Desjardins is the executive director of the Western Canada Onsite Wastewater Management Association (WCOWMA). The group covers the provinces of Alberta, British Columbia, Saskatchewan and Manitoba.

How much of your effort involves trying to standardize across the provinces?

Desjardins: That’s really important in Canada and one of the reasons we formed WCOWMA, to standardize training across western Canada and allow the western provinces to share training and infrastructure resources.

We have federal and provincial agreements on recognition of equivalent training, such as the Agreement on Internal Trade (an intergovernmental agreement covering all agencies of provincial and federal governments). Somebody certified in onsite wastewater from one province that requires it can go to any other province that requires it and have their certification recognized. So it’s really critical that training is standardized, because contractors can come from different regulatory frameworks with differing training requirements. Standardizing training requirements will help mitigate potential issues.

How did this all come together?

Desjardins: We started with the Alberta Onsite Wastewater Management Association (AOWMA), the largest organization in western Canada, which incorporated in 1998. By the mid-2000s, the Alberta association had so many members from British Columbia and Saskatchewan that we decided to create an umbrella organization. Servicing them all from Alberta just wasn’t getting our members in other provinces the best representation, so we incorporated WCOWMA federally in 2008 and set up a chapter in each province with its own autonomous board of directors. Each is financially independent from the others.

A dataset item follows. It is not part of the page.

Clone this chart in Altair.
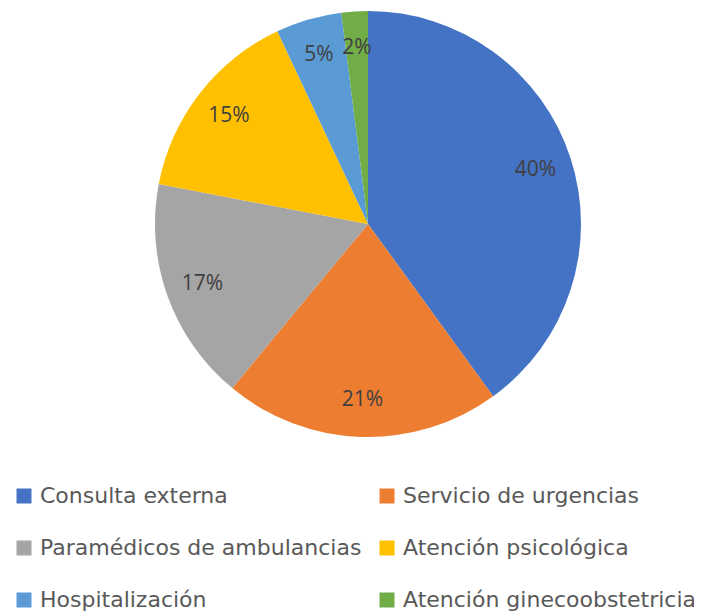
import altair as alt
import pandas as pd

categories = ["Consulta externa", "Servicio de urgencias", "Paramédicos de ambulancias",
              "Atención psicológica", "Hospitalización", "Atención ginecoobstetricia"]
values = [40, 21, 17, 15, 5, 2]
labels = ["40%", "21%", "17%", "15%", "5%", "2%"]
colors = ["#4472C4", "#ED7D31", "#A5A5A5", "#FFC000", "#5B9BD5", "#70AD47"]

df = pd.DataFrame({"cat": categories, "val": values, "lab": labels, "ord": list(range(len(values)))})

FONT = "Open Sans"
LFONT = "DejaVu Sans"

base = alt.Chart(df).encode(
    theta=alt.Theta("val:Q", stack=True),
    order=alt.Order("ord:Q"),
    x=alt.value(360),
    y=alt.value(216),
)

arcs = base.mark_arc(outerRadius=213).encode(
    color=alt.Color(
        "cat:N",
        scale=alt.Scale(domain=categories, range=colors),
        sort=categories,
        legend=alt.Legend(
            title=None,
            orient="none",
            legendX=5,
            legendY=477,
            columns=2,
            direction="horizontal",
            symbolType="square",
            symbolSize=225,
            symbolStrokeWidth=0,
            labelFont=LFONT,
            labelFontSize=22,
            labelColor="#595959",
            labelOffset=5,
            labelLimit=400,
            rowPadding=30,
            columnPadding=14,
        ),
    )
)

text = base.mark_text(radius=176, font=FONT, fontSize=21, color="#404040").encode(
    text="lab:N"
)

chart = (arcs + text).properties(
    width=686, height=603, padding=0,
    autosize=alt.AutoSizeParams(type="none"),
).configure_view(stroke=None)

chart.save("out.html", embed_options={"renderer": "svg", "actions": False})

WCOWMA allows the provinces to share information and resources such as curriculum and infrastructure like a shared website and phone system, while giving us the ability to combine the voices from all the provinces for advocacy purposes. There is staff in each province and I manage all four chapters. We have four contracted staff, one who deals with Saskatchewan and Manitoba, one for British Columbia, and two in Alberta. We’re pretty busy.

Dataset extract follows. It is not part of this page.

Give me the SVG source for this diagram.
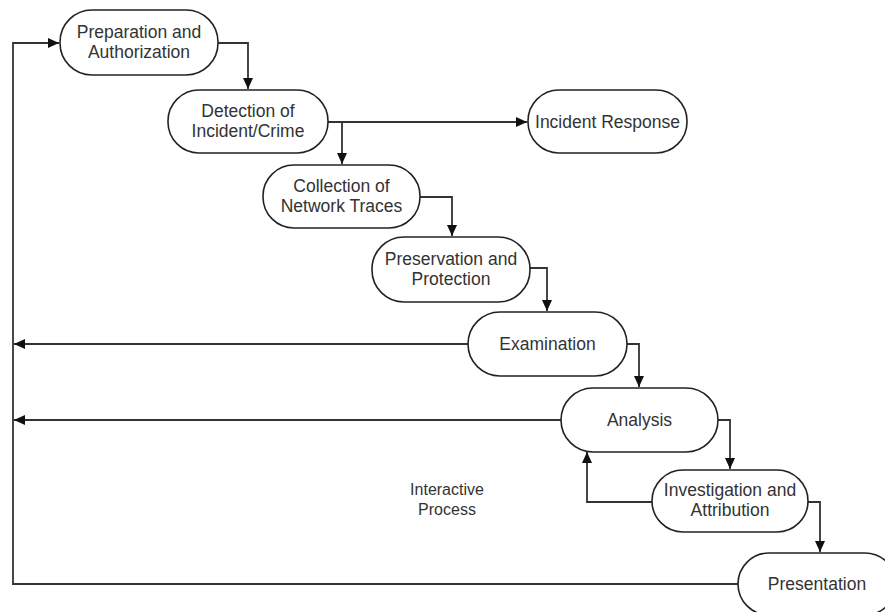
<svg xmlns="http://www.w3.org/2000/svg" width="885" height="612" viewBox="0 0 885 612">
<defs>
<style>
.node rect{fill:#fff;stroke:#222;stroke-width:1.6}
.node text,.label{font-family:"Liberation Sans",Arial,sans-serif;font-size:17.5px;fill:#333;text-anchor:middle}
.label{font-size:16px}
.conn path{fill:none;stroke:#333;stroke-width:1.8}
</style>
<marker id="arr" markerUnits="userSpaceOnUse" markerWidth="12" markerHeight="12" viewBox="0 0 12 12" refX="11" refY="6" orient="auto">
<path d="M0,1 L11,6 L0,11 Z" fill="#111"/>
</marker>
</defs>
<rect width="885" height="612" fill="#fff"/>
<g id="connectors" class="conn">
<path d="M218,43 H248 V89" marker-end="url(#arr)"/>
<path d="M328,122 H527" marker-end="url(#arr)"/>
<path d="M342,122 V164" marker-end="url(#arr)"/>
<path d="M420,197 H452 V236" marker-end="url(#arr)"/>
<path d="M530,268 H547 V311" marker-end="url(#arr)"/>
<path d="M468,344 H14" marker-end="url(#arr)"/>
<path d="M627,344 H639 V387" marker-end="url(#arr)"/>
<path d="M561,420 H14" marker-end="url(#arr)"/>
<path d="M718,420 H730 V469" marker-end="url(#arr)"/>
<path d="M652,502 H587 V452" marker-end="url(#arr)"/>
<path d="M808,502 H820 V552" marker-end="url(#arr)"/>
<path d="M738,584 H13 V43 H59" marker-end="url(#arr)"/>
</g>
<g id="n1" class="node"><rect x="60" y="10" width="158" height="65" rx="32"/><text x="139" y="38">Preparation and</text><text x="139" y="58">Authorization</text></g>
<g id="n2" class="node"><rect x="168" y="90" width="160" height="63" rx="31"/><text x="248" y="117">Detection of</text><text x="248" y="137">Incident/Crime</text></g>
<g id="n3" class="node"><rect x="528" y="90" width="159" height="63" rx="31"/><text x="607.5" y="127.5">Incident Response</text></g>
<g id="n4" class="node"><rect x="263" y="165" width="157" height="63" rx="31"/><text x="341.5" y="192">Collection of</text><text x="341.5" y="212">Network Traces</text></g>
<g id="n5" class="node"><rect x="372" y="237" width="158" height="65" rx="32"/><text x="451" y="265">Preservation and</text><text x="451" y="285">Protection</text></g>
<g id="n6" class="node"><rect x="468" y="312" width="159" height="64" rx="32"/><text x="547.5" y="349.5">Examination</text></g>
<g id="n7" class="node"><rect x="561" y="388" width="157" height="64" rx="32"/><text x="639.5" y="425.5">Analysis</text></g>
<g id="n8" class="node"><rect x="652" y="470" width="156" height="62" rx="31"/><text x="730" y="496">Investigation and</text><text x="730" y="516">Attribution</text></g>
<g id="n9" class="node"><rect x="738" y="553" width="158" height="62" rx="31"/><text x="817" y="589.5">Presentation</text></g>
<text class="label" x="447" y="495">Interactive</text>
<text class="label" x="447" y="515">Process</text>
</svg>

Each of the boards meets every six to eight weeks and I attend either in person or virtually, which makes my life a little easier. As each provincial association becomes larger, they will require their own operations manager. We’re not there yet.

What are the membership numbers?

Desjardins: We have two membership classes. There are voting corporate members (companies), and nonvoting under-corporate members (employees of member companies). Alberta, Saskatchewan and British Columbia are all growing, and right now B.C. is enjoying about a 20 percent growth rate in membership per year. Alberta has 568 corporate, 320 under-corporate members; British Columbia has 204 and 105; Saskatchewan has 60 and 25.

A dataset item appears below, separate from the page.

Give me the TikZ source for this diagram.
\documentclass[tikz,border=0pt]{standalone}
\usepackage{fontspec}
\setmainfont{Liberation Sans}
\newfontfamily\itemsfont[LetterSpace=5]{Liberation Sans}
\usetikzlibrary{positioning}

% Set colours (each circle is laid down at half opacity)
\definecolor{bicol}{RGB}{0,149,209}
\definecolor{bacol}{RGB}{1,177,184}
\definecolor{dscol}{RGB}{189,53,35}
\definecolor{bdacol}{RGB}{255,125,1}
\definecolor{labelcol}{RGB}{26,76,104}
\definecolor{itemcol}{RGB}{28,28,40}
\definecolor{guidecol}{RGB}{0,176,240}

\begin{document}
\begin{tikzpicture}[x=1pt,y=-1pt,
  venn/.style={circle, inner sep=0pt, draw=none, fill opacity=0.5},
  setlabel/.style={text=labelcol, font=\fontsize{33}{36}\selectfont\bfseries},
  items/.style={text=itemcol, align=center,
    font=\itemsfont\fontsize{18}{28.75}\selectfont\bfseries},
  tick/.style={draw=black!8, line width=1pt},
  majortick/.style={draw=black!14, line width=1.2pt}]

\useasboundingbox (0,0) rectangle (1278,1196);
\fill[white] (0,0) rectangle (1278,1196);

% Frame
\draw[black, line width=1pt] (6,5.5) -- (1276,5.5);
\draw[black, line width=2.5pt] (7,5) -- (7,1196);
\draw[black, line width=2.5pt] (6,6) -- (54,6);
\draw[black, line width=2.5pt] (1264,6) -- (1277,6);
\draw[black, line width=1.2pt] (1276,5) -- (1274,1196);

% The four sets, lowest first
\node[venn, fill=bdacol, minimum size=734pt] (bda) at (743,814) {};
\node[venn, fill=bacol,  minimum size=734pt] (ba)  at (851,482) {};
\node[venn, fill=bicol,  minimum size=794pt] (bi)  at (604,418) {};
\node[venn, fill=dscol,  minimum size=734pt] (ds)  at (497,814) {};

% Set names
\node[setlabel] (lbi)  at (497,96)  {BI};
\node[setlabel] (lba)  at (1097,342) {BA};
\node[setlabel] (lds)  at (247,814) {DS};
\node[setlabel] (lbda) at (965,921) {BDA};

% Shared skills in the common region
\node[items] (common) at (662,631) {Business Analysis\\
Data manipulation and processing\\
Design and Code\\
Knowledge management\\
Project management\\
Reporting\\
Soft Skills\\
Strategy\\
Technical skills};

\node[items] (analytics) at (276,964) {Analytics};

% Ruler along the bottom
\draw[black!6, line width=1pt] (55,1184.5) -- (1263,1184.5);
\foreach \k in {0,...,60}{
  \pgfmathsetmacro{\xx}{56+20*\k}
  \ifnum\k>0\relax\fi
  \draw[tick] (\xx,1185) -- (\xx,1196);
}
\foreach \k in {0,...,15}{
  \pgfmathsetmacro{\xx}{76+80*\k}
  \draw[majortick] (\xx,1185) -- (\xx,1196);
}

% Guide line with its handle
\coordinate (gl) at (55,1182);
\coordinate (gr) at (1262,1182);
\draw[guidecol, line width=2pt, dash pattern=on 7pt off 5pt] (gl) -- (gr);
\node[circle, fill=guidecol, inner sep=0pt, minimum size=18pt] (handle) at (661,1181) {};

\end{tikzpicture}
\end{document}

Manitoba is a little different. We don’t actively recruit memberships and collect member dues because they have an onsite group, the Onsite Wastewater Systems Installers of Manitoba, and we don’t want to hinder their ability to attract members. We focus on advocacy with the government and the promotion of homeowner education there. We have provided support to them over the years such as training and workshops.

How do you interact with regulators across the provinces?

Desjardins: I regularly meet with them either in person or in virtual meetings and I sit on a variety of committees in the provinces. Probably every six weeks or so I’m traveling from one group to another. During the convention season in January through April, there’s a significant amount of intra-provincial work that may require travel throughout Canada and sometimes the United States.

British Columbia has been particularly busy in the last year because we have submitted training curriculum to their certification body for accreditation. Over the last year-and-a-half, some of the training has been adapted from other provincial training programs, some has been developed in B.C., and some was adapted through our partnership with NAWT (National Association of Wastewater Technicians). We partnered with them on some of their O & M and inspection training. B.C. also adopted a new Standard Practice Manual in 2015, so there has been a learning curve related to that.

In Alberta, the Safety Codes Council adopted a new Standard of Practice that became effective in January. The transition to that will go on for the next year. All certified contractors in Alberta are required to participate in continuing education. The AOWMA is currently delivering that training throughout the province. More than 1,300 contractors will be trained during 2016 and early 2017.

Saskatchewan’s Ministry of Health has always worked closely with Alberta and adopted its training program in 2009 so the guidelines are very similar. Training isn’t mandatory there, but the industry is very keen to see that. The regional health officers who do the system inspections are pushing for it as well. There is some hesitancy at the ministry level. The population is only about 1 million people and the onsite industry is quite small. But about 150 contractors and health officers have voluntarily participated in certification training; that’s a significant number.

Manitoba has had no one at the ministry level for onsite wastewater for about three years. Last year, Manitoba Conservation hired a new manager in that capacity. He has a background in onsite wastewater, worked as an inspector, and did research in this industry so he brings a lot of expertise to the position. Currently, we are in the process of sharing curriculum and resources as Manitoba Conservation plans for a training program update, making some changes to their continuing education requirement, and expanding access to field workshops.

Certification is required in Manitoba, but they haven’t had their own standard of practice, and that looks like something they want to change. It will be interesting to watch and hopefully participate in that process.

How does representing such a broad territory complicate things?

Desjardins: You do see different types of systems from province to province largely due to geographical differences. The coastal areas of British Columbia are very much like Washington state; there are mountains in the east and west, but the interior has the Okanagan Desert and high prairie in the north. Alberta and Saskatchewan have very similar high prairie and forest landscapes, except Alberta has the Rocky Mountains. Manitoba and Saskatchewan have issues with heavy clays and a lot of lakes. There are certainly regional challenges with the types of systems that can be used.

Overall, the challenges and issues experienced in the industry are very similar from province to province.

What challenges are coming up for the onsite industry in western Canada?

Desjardins: We weren’t really impacted by the recession of 2008-09, but we are being impacted now. In Alberta, Saskatchewan and part of northern British Columbia, the oil industry is really depressed. So we’re going to be seeing people who work in private sewage in the oil industry, which is a different animal altogether, moving to work in the residential sewage industry. That may create some issues because the design and installation of these types of systems is significantly different.

Whenever there’s a recession, there’s a lot more competition. That’s when you typically see things like underbidding jobs, which are not positive. It can lead to inadequate systems being installed. We’re anticipating that we may see some fallout from the fact that the western provinces are feeling the pinch of a recession right now.